Here is a breakdown of the work I did for Lexhag creating the mines in Poldark. Shot on location in Cornwall my job was to digitally extend the existing ruins,to rebuild the Grambler and Poldark Mines
The Poldark Mine
Click on an image for a large version.
The foundation of the model was based on Dan newlands LIDAR scan. This was retopologized simplified to create clean walls without the decay and damage of time. From there I added windows , doors, and the roof.
Realising the roof could need a lot of iteration I opted to generate rather than hand build repetitive features in the model. I collect a sizable reference library of period images, and from there I created a Railclone network to procedurally generate roof tiles. This allowed me to interactively experiment with different looks, from clean to ragged, large or small. Once I’d found the right pattern for the tiles I built the wooden frames to support it.

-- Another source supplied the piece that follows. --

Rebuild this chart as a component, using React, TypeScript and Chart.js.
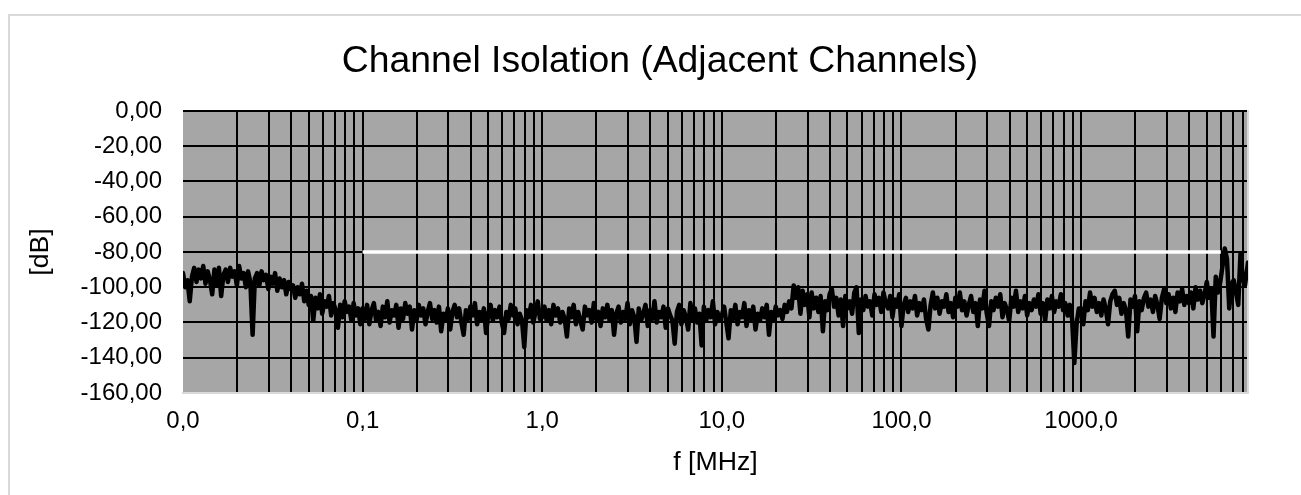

Finally I bent the whole structure by hand to create a slight sag from the weight and erase those unnaturally straight CG lines.
I use a PBR workflow for materials and textures. So I spent some time removing shadows and AO from our photo reference using Allegorithmic’s Bitmap to Material. This gave me the freedom to relight. As it would be seen many times over the course of the show it was important to allow for different lighting conditions.
All the 3D elements were rendered as exr files and brought into fusion to relight and grade. It was much quicker to relight and grade in fusion than it was to re-render in vRay. Exr files handle multiple light passes, and masks for all the separate elements. This gave me a lot of control for interactive adjustments in Fusion.
Once the still frame it was mostly there I took it into photoshop to for a final paint. I broke up the clean cg edges with grime and rock, and painted over the seems between the CG and the physical world.
Finally it was back it to fusion to add people, smoke, grain, lens aberrations and lots of little tweaks to make the still mattepainting come to life.
The Grambler Mine
The Grambler mine went through a few iterations before the perfect reference and emerged. An old photo almost matching our point of view. We had a patchy LIDAR scan of the area which I retopologized and filled in the holes. From there I laid out some simple geometry for the buildings to get a feel for what was needed.
I made a Railclone graph to generate gantries and tracks for the carts. With this I was able to draw simple splines over the Landscape, and the tool took care of the repetitive detail, generating the lattice of woodwork need to support the tracks and platforms.
I used vray to render the scene, then fusion to composite and grade the light, but the majority of the work was plain old painting in photo shop.
Click on an below image for a larger version
Old tricks are the best…
Marching the SA’s (supporting actors) up the path and then comping them together. An old trick that never fails.